Copy everything in the listing below word for word, apart from any images.

※ ※ ※

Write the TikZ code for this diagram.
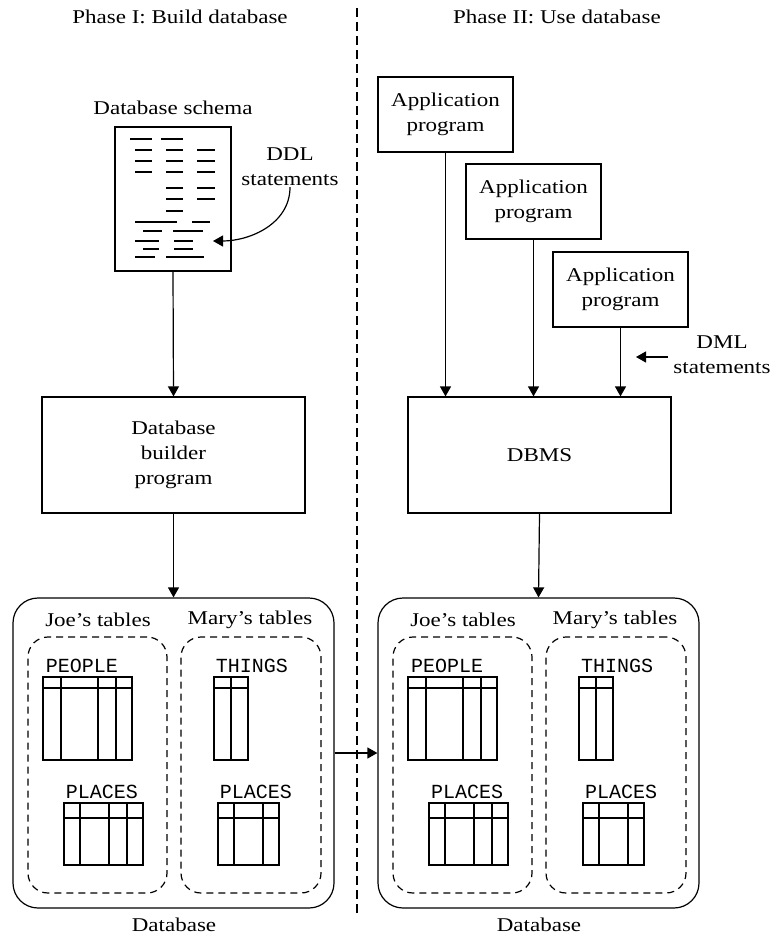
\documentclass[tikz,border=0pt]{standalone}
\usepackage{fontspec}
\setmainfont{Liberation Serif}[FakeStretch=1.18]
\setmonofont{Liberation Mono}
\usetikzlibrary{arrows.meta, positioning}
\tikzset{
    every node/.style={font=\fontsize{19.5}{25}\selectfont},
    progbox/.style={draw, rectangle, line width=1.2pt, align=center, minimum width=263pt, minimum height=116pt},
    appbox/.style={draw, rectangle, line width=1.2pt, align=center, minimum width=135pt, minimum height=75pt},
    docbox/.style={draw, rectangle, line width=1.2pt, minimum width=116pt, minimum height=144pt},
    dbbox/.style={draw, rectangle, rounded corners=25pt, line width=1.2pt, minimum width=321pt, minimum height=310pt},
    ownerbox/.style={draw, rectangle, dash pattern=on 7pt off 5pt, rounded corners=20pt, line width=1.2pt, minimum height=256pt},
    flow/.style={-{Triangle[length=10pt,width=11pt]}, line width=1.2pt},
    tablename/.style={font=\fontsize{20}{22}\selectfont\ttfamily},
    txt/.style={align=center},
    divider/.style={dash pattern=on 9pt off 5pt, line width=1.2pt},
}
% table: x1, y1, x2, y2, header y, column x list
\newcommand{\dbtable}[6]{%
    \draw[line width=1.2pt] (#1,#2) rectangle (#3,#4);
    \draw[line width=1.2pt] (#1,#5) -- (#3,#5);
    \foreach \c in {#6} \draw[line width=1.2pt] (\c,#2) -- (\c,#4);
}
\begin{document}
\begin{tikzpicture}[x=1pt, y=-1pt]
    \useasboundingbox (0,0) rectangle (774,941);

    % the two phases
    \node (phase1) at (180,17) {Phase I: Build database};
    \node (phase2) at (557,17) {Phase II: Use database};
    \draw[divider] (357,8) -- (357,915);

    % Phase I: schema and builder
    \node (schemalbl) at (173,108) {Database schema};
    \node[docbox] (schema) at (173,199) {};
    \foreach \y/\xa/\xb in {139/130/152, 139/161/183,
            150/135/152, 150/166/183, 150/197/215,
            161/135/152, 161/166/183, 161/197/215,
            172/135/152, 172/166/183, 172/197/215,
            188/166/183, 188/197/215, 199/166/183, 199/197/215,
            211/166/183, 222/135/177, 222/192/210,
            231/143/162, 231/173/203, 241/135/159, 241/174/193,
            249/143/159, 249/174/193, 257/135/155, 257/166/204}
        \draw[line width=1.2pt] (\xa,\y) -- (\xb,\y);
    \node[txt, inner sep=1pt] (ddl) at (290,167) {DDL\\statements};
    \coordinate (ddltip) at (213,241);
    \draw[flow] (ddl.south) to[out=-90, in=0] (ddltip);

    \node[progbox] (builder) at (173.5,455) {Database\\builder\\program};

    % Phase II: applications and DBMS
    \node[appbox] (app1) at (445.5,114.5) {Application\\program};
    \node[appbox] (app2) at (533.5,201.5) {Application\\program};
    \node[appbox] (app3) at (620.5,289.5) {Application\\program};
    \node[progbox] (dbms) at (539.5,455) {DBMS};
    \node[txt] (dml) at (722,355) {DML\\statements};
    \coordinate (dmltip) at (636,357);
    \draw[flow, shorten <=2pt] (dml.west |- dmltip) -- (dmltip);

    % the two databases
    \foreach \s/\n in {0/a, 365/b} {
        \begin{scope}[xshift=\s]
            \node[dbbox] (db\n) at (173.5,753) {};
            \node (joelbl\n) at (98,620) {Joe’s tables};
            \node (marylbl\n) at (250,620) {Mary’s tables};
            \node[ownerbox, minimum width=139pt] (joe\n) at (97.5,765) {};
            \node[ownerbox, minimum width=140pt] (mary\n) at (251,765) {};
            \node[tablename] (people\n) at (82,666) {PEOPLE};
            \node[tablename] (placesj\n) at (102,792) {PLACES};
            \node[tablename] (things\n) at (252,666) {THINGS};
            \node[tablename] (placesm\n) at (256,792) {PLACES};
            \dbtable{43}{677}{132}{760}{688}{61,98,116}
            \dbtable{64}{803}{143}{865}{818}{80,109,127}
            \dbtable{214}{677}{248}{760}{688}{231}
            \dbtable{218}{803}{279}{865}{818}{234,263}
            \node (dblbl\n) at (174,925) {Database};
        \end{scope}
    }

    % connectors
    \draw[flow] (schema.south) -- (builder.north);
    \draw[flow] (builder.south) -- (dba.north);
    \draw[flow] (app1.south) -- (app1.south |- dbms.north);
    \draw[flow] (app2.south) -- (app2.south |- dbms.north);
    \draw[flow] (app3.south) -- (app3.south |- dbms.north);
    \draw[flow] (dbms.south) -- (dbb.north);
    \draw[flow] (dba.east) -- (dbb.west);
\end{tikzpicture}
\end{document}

※ ※ ※

Task output:
Write the TikZ code for this diagram.
\documentclass[tikz,border=0pt]{standalone}
\usepackage{fontspec}
\setmainfont{Liberation Serif}[FakeStretch=1.18]
\setmonofont{Liberation Mono}
\usetikzlibrary{arrows.meta, positioning}
\tikzset{
    every node/.style={font=\fontsize{19.5}{25}\selectfont},
    progbox/.style={draw, rectangle, line width=1.2pt, align=center, minimum width=263pt, minimum height=116pt},
    appbox/.style={draw, rectangle, line width=1.2pt, align=center, minimum width=135pt, minimum height=75pt},
    docbox/.style={draw, rectangle, line width=1.2pt, minimum width=116pt, minimum height=144pt},
    dbbox/.style={draw, rectangle, rounded corners=25pt, line width=1.2pt, minimum width=321pt, minimum height=310pt},
    ownerbox/.style={draw, rectangle, dash pattern=on 7pt off 5pt, rounded corners=20pt, line width=1.2pt, minimum height=256pt},
    flow/.style={-{Triangle[length=10pt,width=11pt]}, line width=1.2pt},
    tablename/.style={font=\fontsize{20}{22}\selectfont\ttfamily},
    txt/.style={align=center},
    divider/.style={dash pattern=on 9pt off 5pt, line width=1.2pt},
}
% table: x1, y1, x2, y2, header y, column x list
\newcommand{\dbtable}[6]{%
    \draw[line width=1.2pt] (#1,#2) rectangle (#3,#4);
    \draw[line width=1.2pt] (#1,#5) -- (#3,#5);
    \foreach \c in {#6} \draw[line width=1.2pt] (\c,#2) -- (\c,#4);
}
\begin{document}
\begin{tikzpicture}[x=1pt, y=-1pt]
    \useasboundingbox (0,0) rectangle (774,941);

    % the two phases
    \node (phase1) at (180,17) {Phase I: Build database};
    \node (phase2) at (557,17) {Phase II: Use database};
    \draw[divider] (357,8) -- (357,915);

    % Phase I: schema and builder
    \node (schemalbl) at (173,108) {Database schema};
    \node[docbox] (schema) at (173,199) {};
    \foreach \y/\xa/\xb in {139/130/152, 139/161/183,
            150/135/152, 150/166/183, 150/197/215,
            161/135/152, 161/166/183, 161/197/215,
            172/135/152, 172/166/183, 172/197/215,
            188/166/183, 188/197/215, 199/166/183, 199/197/215,
            211/166/183, 222/135/177, 222/192/210,
            231/143/162, 231/173/203, 241/135/159, 241/174/193,
            249/143/159, 249/174/193, 257/135/155, 257/166/204}
        \draw[line width=1.2pt] (\xa,\y) -- (\xb,\y);
    \node[txt, inner sep=1pt] (ddl) at (290,167) {DDL\\statements};
    \coordinate (ddltip) at (213,241);
    \draw[flow] (ddl.south) to[out=-90, in=0] (ddltip);

    \node[progbox] (builder) at (173.5,455) {Database\\builder\\program};

    % Phase II: applications and DBMS
    \node[appbox] (app1) at (445.5,114.5) {Application\\program};
    \node[appbox] (app2) at (533.5,201.5) {Application\\program};
    \node[appbox] (app3) at (620.5,289.5) {Application\\program};
    \node[progbox] (dbms) at (539.5,455) {DBMS};
    \node[txt] (dml) at (722,355) {DML\\statements};
    \coordinate (dmltip) at (636,357);
    \draw[flow, shorten <=2pt] (dml.west |- dmltip) -- (dmltip);

    % the two databases
    \foreach \s/\n in {0/a, 365/b} {
        \begin{scope}[xshift=\s]
            \node[dbbox] (db\n) at (173.5,753) {};
            \node (joelbl\n) at (98,620) {Joe’s tables};
            \node (marylbl\n) at (250,620) {Mary’s tables};
            \node[ownerbox, minimum width=139pt] (joe\n) at (97.5,765) {};
            \node[ownerbox, minimum width=140pt] (mary\n) at (251,765) {};
            \node[tablename] (people\n) at (82,666) {PEOPLE};
            \node[tablename] (placesj\n) at (102,792) {PLACES};
            \node[tablename] (things\n) at (252,666) {THINGS};
            \node[tablename] (placesm\n) at (256,792) {PLACES};
            \dbtable{43}{677}{132}{760}{688}{61,98,116}
            \dbtable{64}{803}{143}{865}{818}{80,109,127}
            \dbtable{214}{677}{248}{760}{688}{231}
            \dbtable{218}{803}{279}{865}{818}{234,263}
            \node (dblbl\n) at (174,925) {Database};
        \end{scope}
    }

    % connectors
    \draw[flow] (schema.south) -- (builder.north);
    \draw[flow] (builder.south) -- (dba.north);
    \draw[flow] (app1.south) -- (app1.south |- dbms.north);
    \draw[flow] (app2.south) -- (app2.south |- dbms.north);
    \draw[flow] (app3.south) -- (app3.south |- dbms.north);
    \draw[flow] (dbms.south) -- (dbb.north);
    \draw[flow] (dba.east) -- (dbb.west);
\end{tikzpicture}
\end{document}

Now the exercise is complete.